Courtesy of Phil’s Stock World
I think David Fry hit yesterday’s action on the nose saying:
“Is the recent downturn in volume because Goldman’s computers were shut down for fear they were compromised? Of greater importance to average investors is a dirty truth is revealed. Give Wall Street banksters a gaming stake (TARP) and what do they do with it? They give it to their HAL 9000 to trade the hell out of markets. Would you like a free trading stake and the computer to do it? Even though it would be self-defeating in the end, of course you would. Okay, enough about that although it should provide plenty of interesting reading. Today markets were wishy-washy on continued shrinking volume. That brought out the “stick save” crew (perhaps HAL activated) but market internals remain weak.”
That’s an interesting take – did the market slide because Goldman Sachs, our market-manipulator in chief, had an internal system problem allowing the unmanipulated commodity markets to quickly slip down to more “real” levels without anyone to goose them at key junctures? I always say to members, when the technicals are working – obey the technicals and in yesterday’s post I predicted we would bottom out in the morning at Dow 8,250, S&P 888, Nasdaq 1,750, NYSE 5,700 and Russell 488. We did bottom out at about 10:45 and our lows for the day were Dow 8,205, S&P 886, Nasdaq 1,770, NYSE 5,686 and Russell 487 – not bad for a call I published at 8:30 with the futures considerably higher.
It’s one thing to call the market correctly but quite another to turn that call into a profitable trade. We only made one play in the morning and it was our 10:24 Alert to Members, which suggested the DIA $84 calls at .70, which finished the day at $1.05 (up 50%), that’s not bad for our first trade of the week. We also cashed out our FAZ plays at the dead top when my second Alert of the day at 10:52 suggested to Members: “FAZ – Good time to take the money and run at $5.38.” That was exceptionally well-timed as the high of the day for FAZ was put in just a few minutes later at $5.40. The EU markets held our watch levels so we made our first trade in the brand-new $5,000 Portfolio, buying the AA $7.50 callls for $1.75 at 1:10. The idea is to turn them into a spread but they already made a dime and if they make .50 we’re more likely to just take them off the table and not risk earnings. The goal of this portfolio is to make a series of quick in and out plays using various option strategies around earnings announcements – risky but fun!
We played for the stick-save into the close and we were not disappointed as we got a respectable 50-point goose in the Dow in the last 30 minutes of trading. We may like to point out that the markets are being manipulated but don’t confuse that for negativity. One of my favorite saying is: “We don’t care IF the markets are manipulated as long as we can figure out HOW the markets are manipulated and play along with the big boys.” To that end, we maintained a bullish stance into the close (still very much in cash though) as we expect some follow-through this morning. Our bounce targets are now this morning’s “must hold” levels and they are: Dow 8,260, S&P 898, Nas 1790, NYSE 5,750 and RUT 493. We are not expecting a huge move today, just some consolidation ahead of tomorrow’s data.

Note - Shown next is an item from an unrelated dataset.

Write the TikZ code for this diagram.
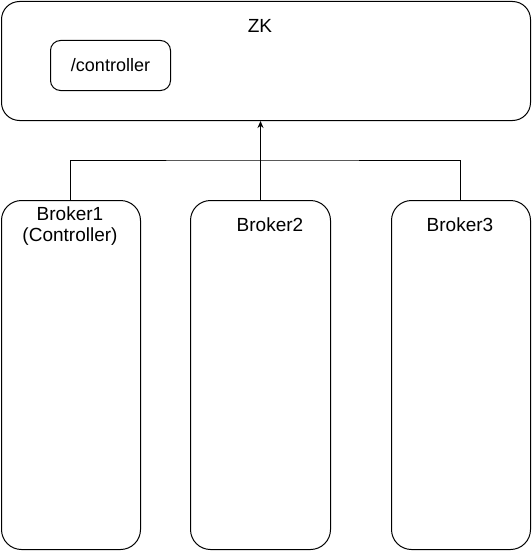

It doesn’t pay to be emotional in a technical market, you can’t get too attached to a position and our trades are very quick in and outs from our cash positions. David’s Oxen Group Trade of the morning was a huge winner as well, calling a short on WFR, which dropped over $1 from the open and that’s our 5% rule for a stock day trade – it doesn’t get any better than that! We also featured 2 new trade ideas in our Channel Checkers section on HOG and HOTT based on the research reports. So, after sitting on cash for almost an entire month, earning season and a higher VIX have gotten us interested in trading again!
Today David is looking at ERX, which is a 3x energy bull index that is heavily weighted with XOM, CVX and COP so think of it as more of an XLE tracker than an oil or services index. Rather than a straight play on this ETF, I like buying the Oct $25 calls for $4.85 and selling the Aug $25 calls for $3.30, which is net $1.55. If the energy market fails, you don’t need to retain much value to get out even and, if it goes higher, you don’t owe your caller back $3.30 until the ETF is at $28.30 and $3.30 is enough to roll the Oct $25 calls down to the Oct $20 calls, which would put you in a $8.30 spread for net $4.85 so a great trade to practice your rolling on.